Look at the data below and print exactly the lines from its first line through the line with "Chart.register(...registerables);"; the pictures stay out of the copy.
• • • • • • •
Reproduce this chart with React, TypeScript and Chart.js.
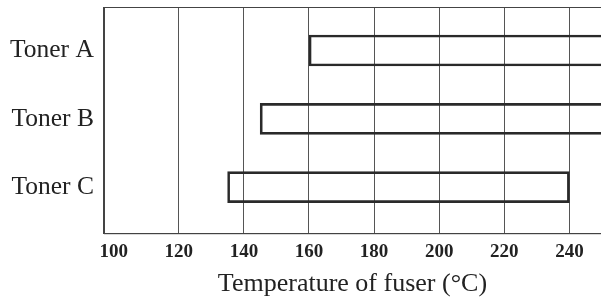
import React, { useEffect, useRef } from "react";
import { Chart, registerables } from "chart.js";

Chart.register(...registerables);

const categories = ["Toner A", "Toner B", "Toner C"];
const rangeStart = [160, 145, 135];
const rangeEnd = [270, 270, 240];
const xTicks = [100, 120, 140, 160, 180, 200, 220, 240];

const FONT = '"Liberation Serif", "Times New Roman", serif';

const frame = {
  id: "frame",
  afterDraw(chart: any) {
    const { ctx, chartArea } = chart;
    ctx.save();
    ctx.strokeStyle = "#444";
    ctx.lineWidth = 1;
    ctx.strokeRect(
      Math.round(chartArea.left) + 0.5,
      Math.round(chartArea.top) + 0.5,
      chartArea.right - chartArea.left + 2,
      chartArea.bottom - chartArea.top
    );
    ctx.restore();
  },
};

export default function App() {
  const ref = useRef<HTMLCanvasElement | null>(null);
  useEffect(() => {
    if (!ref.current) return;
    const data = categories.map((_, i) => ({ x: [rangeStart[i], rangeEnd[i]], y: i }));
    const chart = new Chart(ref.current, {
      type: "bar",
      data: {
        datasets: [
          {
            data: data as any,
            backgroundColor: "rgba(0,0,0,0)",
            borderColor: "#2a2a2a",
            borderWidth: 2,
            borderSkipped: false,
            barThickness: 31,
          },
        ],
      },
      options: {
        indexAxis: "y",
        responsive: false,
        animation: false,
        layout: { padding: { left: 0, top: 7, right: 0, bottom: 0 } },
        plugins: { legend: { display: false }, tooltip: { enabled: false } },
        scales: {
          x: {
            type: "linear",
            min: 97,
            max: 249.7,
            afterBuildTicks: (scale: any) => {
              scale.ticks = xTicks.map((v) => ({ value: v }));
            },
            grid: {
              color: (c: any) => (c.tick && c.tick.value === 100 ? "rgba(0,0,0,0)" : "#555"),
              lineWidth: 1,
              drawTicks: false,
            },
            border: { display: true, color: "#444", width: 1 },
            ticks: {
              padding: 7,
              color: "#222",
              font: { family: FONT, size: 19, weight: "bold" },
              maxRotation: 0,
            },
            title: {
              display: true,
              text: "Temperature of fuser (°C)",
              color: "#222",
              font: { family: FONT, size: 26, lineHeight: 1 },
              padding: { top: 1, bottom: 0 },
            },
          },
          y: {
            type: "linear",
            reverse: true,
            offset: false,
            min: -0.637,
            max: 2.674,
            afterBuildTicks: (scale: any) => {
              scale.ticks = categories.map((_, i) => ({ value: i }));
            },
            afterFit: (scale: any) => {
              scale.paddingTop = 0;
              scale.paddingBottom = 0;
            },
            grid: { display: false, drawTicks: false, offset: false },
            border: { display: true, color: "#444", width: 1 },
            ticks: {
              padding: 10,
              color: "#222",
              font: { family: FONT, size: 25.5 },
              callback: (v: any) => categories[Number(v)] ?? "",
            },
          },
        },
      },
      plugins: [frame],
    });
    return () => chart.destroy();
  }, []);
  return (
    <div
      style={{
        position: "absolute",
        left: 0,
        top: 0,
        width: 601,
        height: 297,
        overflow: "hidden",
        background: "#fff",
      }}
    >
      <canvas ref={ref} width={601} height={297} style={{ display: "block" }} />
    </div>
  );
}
• • • • • • •
*Result*:
Reproduce this chart with React, TypeScript and Chart.js.
import React, { useEffect, useRef } from "react";
import { Chart, registerables } from "chart.js";

Chart.register(...registerables);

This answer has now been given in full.